While in a debt settlement program, you will receive “slow
pay” marks on your credit as you are not making regular payments
to your creditors. Your consumer credit score will be negatively
affected during the delinquency period. This occurs for two
reasons. First the account is late and is continually reported
to credit bureau as the delinquency period extends (60, 90,
120 days). Secondly, the amount listed in the payment due
column increases as past due payments stack up. If the accounts
are current but the credit score is low due to high balances
or a history of late payments, the negative effect on your
credit may already be reflected in your credit score.

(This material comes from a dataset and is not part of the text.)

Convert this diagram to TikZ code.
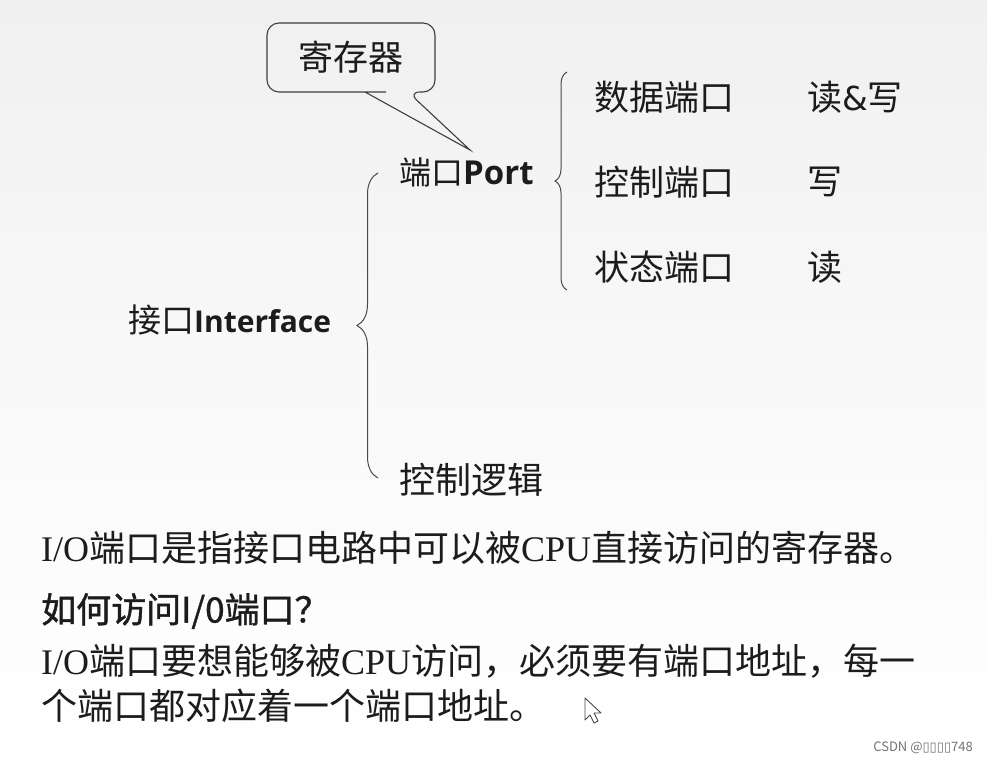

Once your account balance and payment due is settled and reported
as a zero balance, your debt to income ratio will be reduced
as long as you have not since incurred more debt. Low debt to
income ratios typically have a positive impact on accounts and
credit, particularly over the long-term. The history of the delinquency
may remain on your credit report, but the account moves from
the current derogatory reporting section of the credit report,
to the closed account section. As months pass any derogatory
history has less and less bearing on the credit score. Some lenders
believe that after 12 months the accounts are given very little
consideration. It appears that provided all other debts are paid
in a timely manner (house, car, and other accounts kept current)
the effects of the settlement process are temporary. However,
debt settlement should not be used as a method of credit repair.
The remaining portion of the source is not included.